>>>>
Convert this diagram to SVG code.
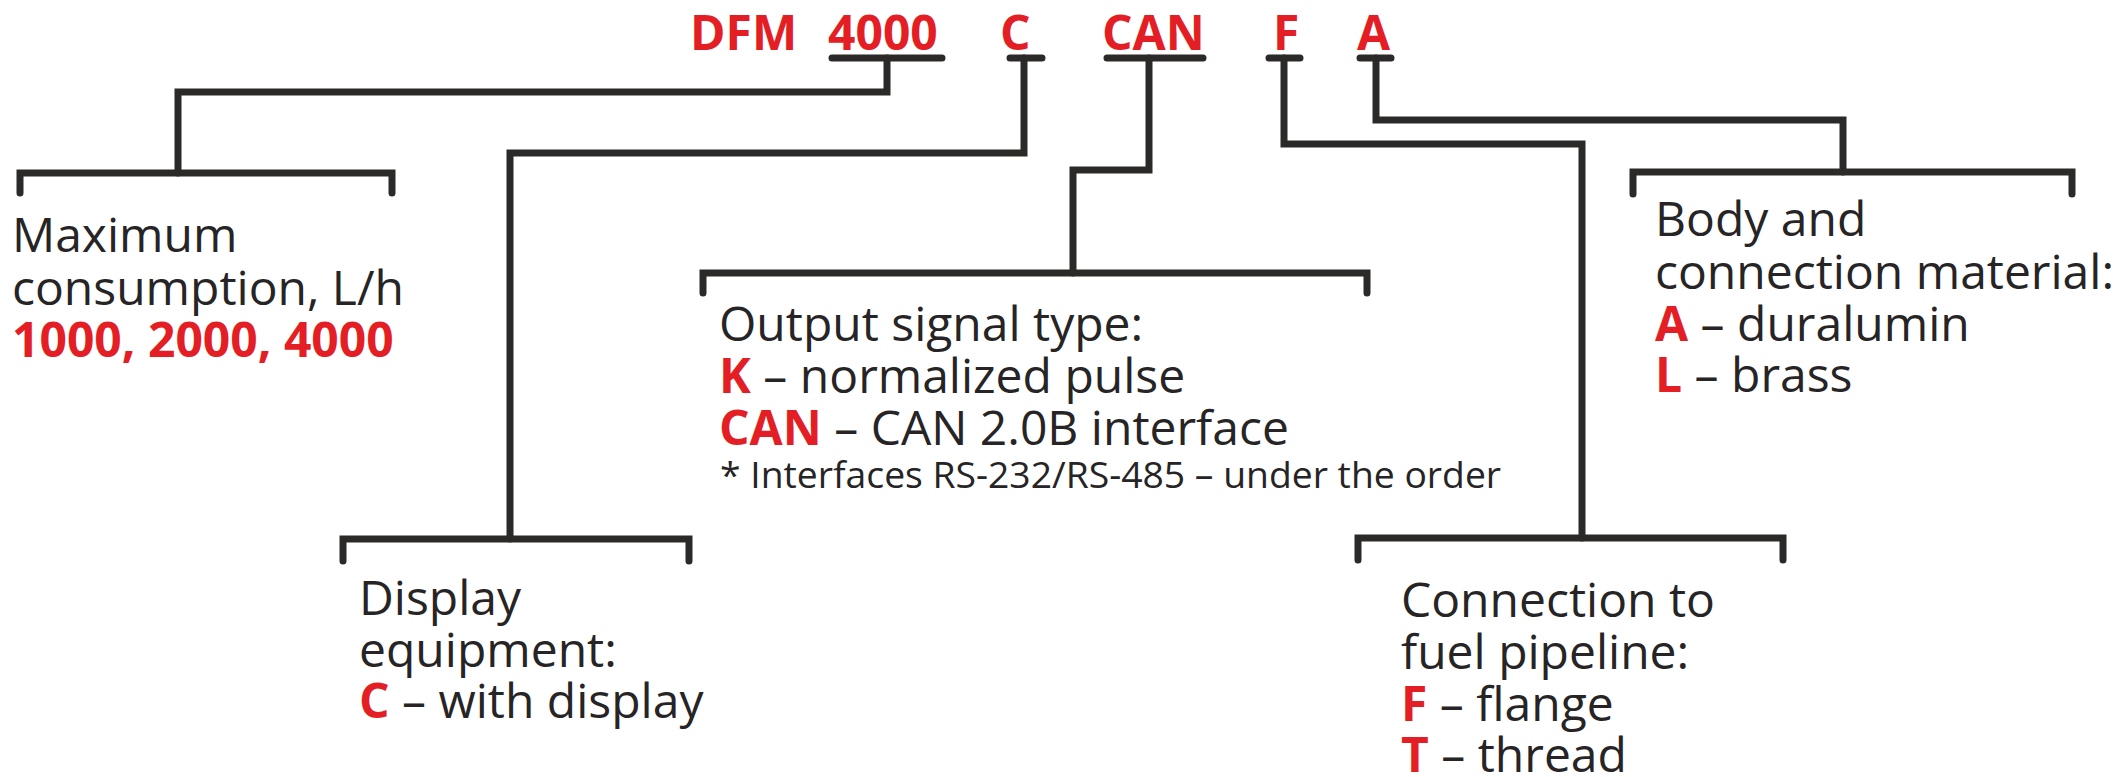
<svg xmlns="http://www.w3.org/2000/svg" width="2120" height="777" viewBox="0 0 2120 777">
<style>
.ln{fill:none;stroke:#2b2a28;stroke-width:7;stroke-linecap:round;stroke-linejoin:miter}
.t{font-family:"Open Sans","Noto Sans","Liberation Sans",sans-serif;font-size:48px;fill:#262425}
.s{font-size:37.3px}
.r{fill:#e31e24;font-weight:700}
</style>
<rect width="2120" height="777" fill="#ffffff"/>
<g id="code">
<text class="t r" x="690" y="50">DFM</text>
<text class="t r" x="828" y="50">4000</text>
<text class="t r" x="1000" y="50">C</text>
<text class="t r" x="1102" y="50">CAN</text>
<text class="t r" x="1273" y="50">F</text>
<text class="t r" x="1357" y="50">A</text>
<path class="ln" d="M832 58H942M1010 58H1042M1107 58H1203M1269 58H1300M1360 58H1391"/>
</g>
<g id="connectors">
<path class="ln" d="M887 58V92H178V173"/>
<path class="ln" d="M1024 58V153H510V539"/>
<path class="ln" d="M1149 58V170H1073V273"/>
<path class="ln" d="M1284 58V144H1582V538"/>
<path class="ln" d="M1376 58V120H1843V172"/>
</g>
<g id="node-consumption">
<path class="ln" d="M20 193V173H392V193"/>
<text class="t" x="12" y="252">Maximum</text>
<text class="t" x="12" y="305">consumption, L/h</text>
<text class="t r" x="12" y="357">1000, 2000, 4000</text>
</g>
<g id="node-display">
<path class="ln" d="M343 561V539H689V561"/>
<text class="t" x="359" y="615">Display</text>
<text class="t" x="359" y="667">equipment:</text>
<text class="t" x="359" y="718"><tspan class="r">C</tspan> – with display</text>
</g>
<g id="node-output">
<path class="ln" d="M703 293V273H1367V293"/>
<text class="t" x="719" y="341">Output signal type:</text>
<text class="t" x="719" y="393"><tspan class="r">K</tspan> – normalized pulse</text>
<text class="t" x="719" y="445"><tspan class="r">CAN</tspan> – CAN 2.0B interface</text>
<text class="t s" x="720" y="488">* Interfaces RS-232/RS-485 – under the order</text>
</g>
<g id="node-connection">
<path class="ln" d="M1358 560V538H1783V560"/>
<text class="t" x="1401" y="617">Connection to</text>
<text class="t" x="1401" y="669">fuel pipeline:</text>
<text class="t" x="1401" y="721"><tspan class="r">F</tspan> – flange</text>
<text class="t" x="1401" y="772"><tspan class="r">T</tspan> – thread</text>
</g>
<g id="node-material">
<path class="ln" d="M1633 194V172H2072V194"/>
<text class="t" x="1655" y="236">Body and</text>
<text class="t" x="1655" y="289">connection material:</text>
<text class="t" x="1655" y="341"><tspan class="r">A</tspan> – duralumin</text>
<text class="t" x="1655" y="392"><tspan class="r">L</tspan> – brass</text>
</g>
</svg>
<<<<
● **Exercise aim**
Quote the data exactly, leaving every image out of the copy.

● **Reply to the exercise**
Convert this diagram to SVG code.
<svg xmlns="http://www.w3.org/2000/svg" width="2120" height="777" viewBox="0 0 2120 777">
<style>
.ln{fill:none;stroke:#2b2a28;stroke-width:7;stroke-linecap:round;stroke-linejoin:miter}
.t{font-family:"Open Sans","Noto Sans","Liberation Sans",sans-serif;font-size:48px;fill:#262425}
.s{font-size:37.3px}
.r{fill:#e31e24;font-weight:700}
</style>
<rect width="2120" height="777" fill="#ffffff"/>
<g id="code">
<text class="t r" x="690" y="50">DFM</text>
<text class="t r" x="828" y="50">4000</text>
<text class="t r" x="1000" y="50">C</text>
<text class="t r" x="1102" y="50">CAN</text>
<text class="t r" x="1273" y="50">F</text>
<text class="t r" x="1357" y="50">A</text>
<path class="ln" d="M832 58H942M1010 58H1042M1107 58H1203M1269 58H1300M1360 58H1391"/>
</g>
<g id="connectors">
<path class="ln" d="M887 58V92H178V173"/>
<path class="ln" d="M1024 58V153H510V539"/>
<path class="ln" d="M1149 58V170H1073V273"/>
<path class="ln" d="M1284 58V144H1582V538"/>
<path class="ln" d="M1376 58V120H1843V172"/>
</g>
<g id="node-consumption">
<path class="ln" d="M20 193V173H392V193"/>
<text class="t" x="12" y="252">Maximum</text>
<text class="t" x="12" y="305">consumption, L/h</text>
<text class="t r" x="12" y="357">1000, 2000, 4000</text>
</g>
<g id="node-display">
<path class="ln" d="M343 561V539H689V561"/>
<text class="t" x="359" y="615">Display</text>
<text class="t" x="359" y="667">equipment:</text>
<text class="t" x="359" y="718"><tspan class="r">C</tspan> – with display</text>
</g>
<g id="node-output">
<path class="ln" d="M703 293V273H1367V293"/>
<text class="t" x="719" y="341">Output signal type:</text>
<text class="t" x="719" y="393"><tspan class="r">K</tspan> – normalized pulse</text>
<text class="t" x="719" y="445"><tspan class="r">CAN</tspan> – CAN 2.0B interface</text>
<text class="t s" x="720" y="488">* Interfaces RS-232/RS-485 – under the order</text>
</g>
<g id="node-connection">
<path class="ln" d="M1358 560V538H1783V560"/>
<text class="t" x="1401" y="617">Connection to</text>
<text class="t" x="1401" y="669">fuel pipeline:</text>
<text class="t" x="1401" y="721"><tspan class="r">F</tspan> – flange</text>
<text class="t" x="1401" y="772"><tspan class="r">T</tspan> – thread</text>
</g>
<g id="node-material">
<path class="ln" d="M1633 194V172H2072V194"/>
<text class="t" x="1655" y="236">Body and</text>
<text class="t" x="1655" y="289">connection material:</text>
<text class="t" x="1655" y="341"><tspan class="r">A</tspan> – duralumin</text>
<text class="t" x="1655" y="392"><tspan class="r">L</tspan> – brass</text>
</g>
</svg>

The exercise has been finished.